Лучше ведь и правда сразу сдохнуть, чем выйти отсюда и существовать, как прежде.
Его язык вытрахивает мой рот такими же властными, напористыми и яростными движениями, какими он вколачивается в меня своим членом. Всё быстрее и быстрее, снова сбиваясь с ритма, с нечеловеческой силой сдавливая меня в своих крепких руках.
Мне хочется умолять его, чтобы это не заканчивалось. Ещё хоть минуту, хоть несколько секунд безмятежной эйфории, затапливающего океана эмоций, в котором можно просто плыть по течению и ни о чём не думать, не заставлять себя давать чёткие ответы на вопросы «зачем?», «почему» и болезненное «что дальше?»
Мне нужно ещё немного этого потрясающего чувства жизни. Такой, какой она могла бы быть.
Только он доходит до предела в несколько особенно глубоких толчков и кончает прямо в меня, и мне остаётся только судорожно сжимать бёдра, стискивать колени на его талии, вонзать ногти в смуглую шею, снова хвататься за мокрую насквозь рубашку, словно хоть что-то из этого действительно сможет его удержать. Табачно-мятное дыхание опаляет мои истерзанные губы, принимающие на себя его длинный, приглушённый стон, и продолжающие жадно ловить каждый короткий, поверхностный выдох, посылающий разряды тока вдоль моего позвоночника.
Пожалуйста, пожалуйста, пожалуйста, Кирилл, сделай хоть что-нибудь!

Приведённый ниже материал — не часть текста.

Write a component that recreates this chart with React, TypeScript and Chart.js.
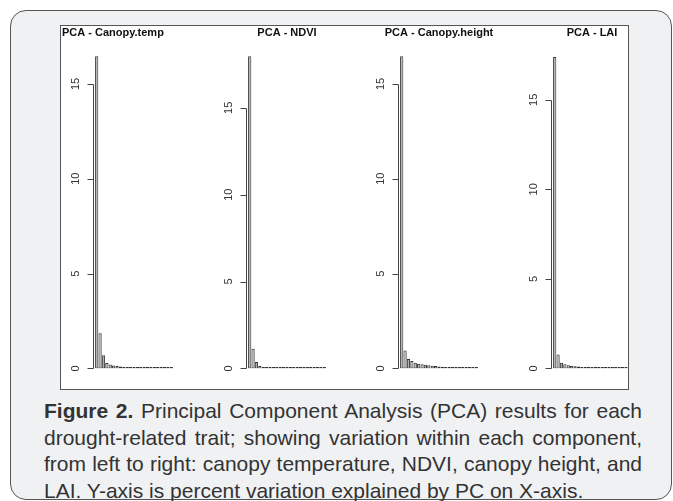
import React, { useEffect, useRef } from "react";
import { Chart, registerables } from "chart.js";

Chart.register(...registerables);

// ---- data ----
const pcLabels = [
  "PC1", "PC2", "PC3", "PC4", "PC5", "PC6", "PC7", "PC8", "PC9", "PC10", "PC11", "PC12",
  "PC13", "PC14", "PC15", "PC16", "PC17", "PC18", "PC19", "PC20", "PC21", "PC22", "PC23",
];

const panelTitles = ["PCA - Canopy.temp", "PCA - NDVI", "PCA - Canopy.height", "PCA - LAI"];

const canopyTempValues = [
  16.46, 1.85, 0.69, 0.28, 0.2, 0.15, 0.12, 0.1, 0.08, 0.07, 0.06, 0.05,
  0.045, 0.04, 0.035, 0.03, 0.028, 0.025, 0.022, 0.02, 0.018, 0.015, 0.012,
];
const ndviValues = [
  17.97, 1.13, 0.37, 0.14, 0.08, 0.06, 0.05, 0.04, 0.035, 0.03, 0.025, 0.02,
  0.02, 0.018, 0.015, 0.013, 0.012, 0.01, 0.01, 0.008, 0.007, 0.006, 0.005,
];
const canopyHeightValues = [
  16.46, 0.94, 0.5, 0.39, 0.3, 0.25, 0.22, 0.19, 0.17, 0.14, 0.12, 0.1,
  0.09, 0.08, 0.07, 0.06, 0.05, 0.045, 0.04, 0.035, 0.03, 0.025, 0.02,
];
const laiValues = [
  17.4, 0.77, 0.32, 0.23, 0.18, 0.14, 0.12, 0.1, 0.08, 0.07, 0.06, 0.05,
  0.045, 0.04, 0.035, 0.03, 0.025, 0.02, 0.018, 0.015, 0.012, 0.01, 0.008,
];

const yTickValues = [0, 5, 10, 15];
const yAxisMax = [17.02, 18.58, 17.02, 18.03];

const FONT = "'Liberation Sans', Arial, Helvetica, sans-serif";

// R-style y axis: line only from first to last tick, with outward ticks
const rAxisPlugin = {
  id: "rAxis",
  afterDraw(chart: any) {
    const y = chart.scales.y;
    const ctx = chart.ctx;
    const x = Math.round(chart.chartArea.left - 2) + 0.5;
    const top = Math.round(y.getPixelForValue(yTickValues[yTickValues.length - 1])) + 0.5;
    const bottom = Math.round(y.getPixelForValue(yTickValues[0])) + 0.5;
    ctx.save();
    ctx.strokeStyle = "#444";
    ctx.lineWidth = 1;
    ctx.beginPath();
    ctx.moveTo(x, top);
    ctx.lineTo(x, bottom);
    for (const t of yTickValues) {
      const py = Math.round(y.getPixelForValue(t)) + 0.5;
      ctx.moveTo(x - 6, py);
      ctx.lineTo(x, py);
    }
    ctx.stroke();
    ctx.restore();
  },
};

// R-style main title: centred over the plot region (or left-aligned for the clipped first panel)
const rTitlePlugin = {
  id: "rTitle",
  afterDraw(chart: any, _args: any, opts: any) {
    const ctx = chart.ctx;
    const area = chart.chartArea;
    ctx.save();
    ctx.font = `bold 11px ${FONT}`;
    ctx.fillStyle = "#111";
    ctx.textBaseline = "middle";
    if (opts.align === "start") {
      ctx.textAlign = "left";
      ctx.fillText(opts.text, opts.startX, 7.2);
    } else {
      ctx.textAlign = "center";
      ctx.fillText(opts.text, (area.left + area.right) / 2, 7.2);
    }
    ctx.restore();
  },
};

type PanelProps = {
  title: string;
  values: number[];
  yMax: number;
  left: number;
  first: boolean;
};

const CANVAS_W = 153;
const CANVAS_H = 362;

function Panel({ title, values, yMax, left, first }: PanelProps) {
  const ref = useRef<HTMLCanvasElement | null>(null);
  useEffect(() => {
    if (!ref.current) return;
    const axisW = 35;
    const chart = new Chart(ref.current, {
      type: "bar",
      data: {
        labels: pcLabels,
        datasets: [
          {
            data: values,
            backgroundColor: "#b0b0b0",
            borderColor: "#333333",
            borderWidth: 1,
            borderSkipped: false,
            barPercentage: 0.95,
            categoryPercentage: 1,
            minBarLength: 1.5,
          } as any,
        ],
      },
      options: {
        responsive: false,
        animation: false,
        devicePixelRatio: 1,
        layout: { padding: { left: 0, right: 40, top: 19, bottom: 5.5 } },
        plugins: {
          legend: { display: false },
          tooltip: { enabled: false },
          title: { display: false },
          rTitle: { text: title, align: first ? "start" : "center", startX: 2 },
        },
        scales: {
          x: { display: false },
          y: {
            min: 0,
            max: yMax,
            afterFit: (s: any) => {
              s.width = axisW;
            },
            afterBuildTicks: (s: any) => {
              s.ticks = yTickValues.map((v) => ({ value: v }));
            },
            grid: { display: false, drawTicks: false },
            border: { display: false },
            ticks: {
              minRotation: 90,
              maxRotation: 90,
              crossAlign: "center",
              padding: 13,
              color: "#333",
              font: { family: FONT, size: 11 },
            },
          },
        },
      } as any,
      plugins: [rAxisPlugin, rTitlePlugin],
    });
    return () => chart.destroy();
  }, [title, values, yMax, first]);
  return (
    <canvas
      ref={ref}
      width={CANVAS_W}
      height={CANVAS_H}
      style={{ position: "absolute", left, top: 0, width: CANVAS_W, height: CANVAS_H }}
    />
  );
}

const panelSeries = [canopyTempValues, ndviValues, canopyHeightValues, laiValues];
const panelLefts = [-1, 152, 304, 457];

export default function App() {
  return (
    <div
      style={{
        position: "fixed",
        left: 0,
        top: 0,
        width: 673,
        height: 501,
        background: "#ffffff",
        overflow: "hidden",
      }}
    >
      <div
        style={{
          position: "absolute",
          left: 10,
          top: 10,
          width: 662,
          height: 490,
          boxSizing: "border-box",
          border: "1.5px solid #555",
          borderRadius: 16,
          background: "#f0f1f3",
        }}
      />
      <div
        style={{
          position: "absolute",
          left: 60,
          top: 25,
          width: 569,
          height: 365,
          boxSizing: "border-box",
          border: "1px solid #555",
          background: "#ffffff",
          overflow: "hidden",
        }}
      >
        {panelTitles.map((t, i) => (
          <Panel
            key={t}
            title={t}
            values={panelSeries[i]}
            yMax={yAxisMax[i]}
            left={panelLefts[i]}
            first={i === 0}
          />
        ))}
      </div>
      <div
        style={{
          position: "absolute",
          left: 44,
          top: 398,
          width: 598,
          fontFamily: FONT,
          fontSize: 21,
          lineHeight: "26.5px",
          color: "#333",
          textAlign: "justify",
        }}
      >
        <b>Figure 2.</b> Principal Component Analysis (PCA) results for each drought-related
        trait; showing variation within each component, from left to right: canopy temperature,
        NDVI, canopy height, and LAI. Y-axis is percent variation explained by PC on X-axis.
      </div>
    </div>
  );
}
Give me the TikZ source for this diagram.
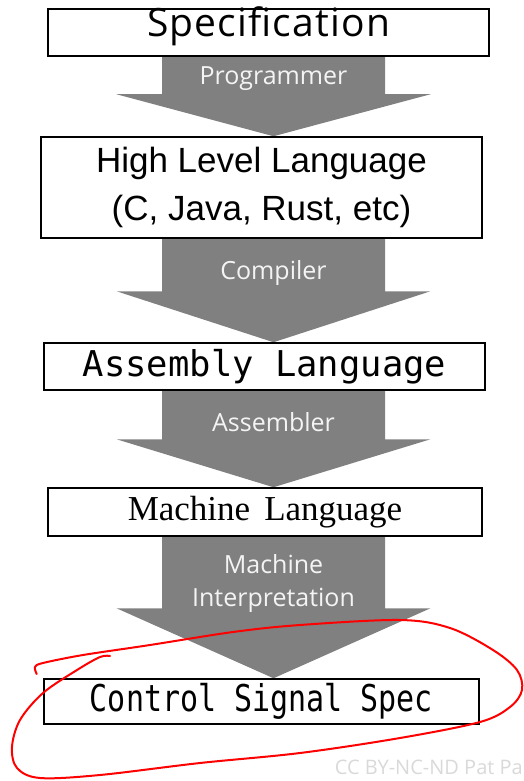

Онемевшие и подгибающиеся от слабости ноги не выдерживают веса моего тела, и стоит только вновь оказаться на них, как я начинаю медленно оседать вниз. Смиренно разжимаю пальцы, опускаю руки, вся обмякаю и разваливаюсь на куски мяса, сочащиеся серой, густой безысходностью. Напряжение, что нарастало несколько последних дней и вскипало в венах нездоровым азартом весь этот вечер, выплеснулось в опрометчивые и развратные импульсы, и теперь спало, оставив после себя лишь невыносимое опустошение.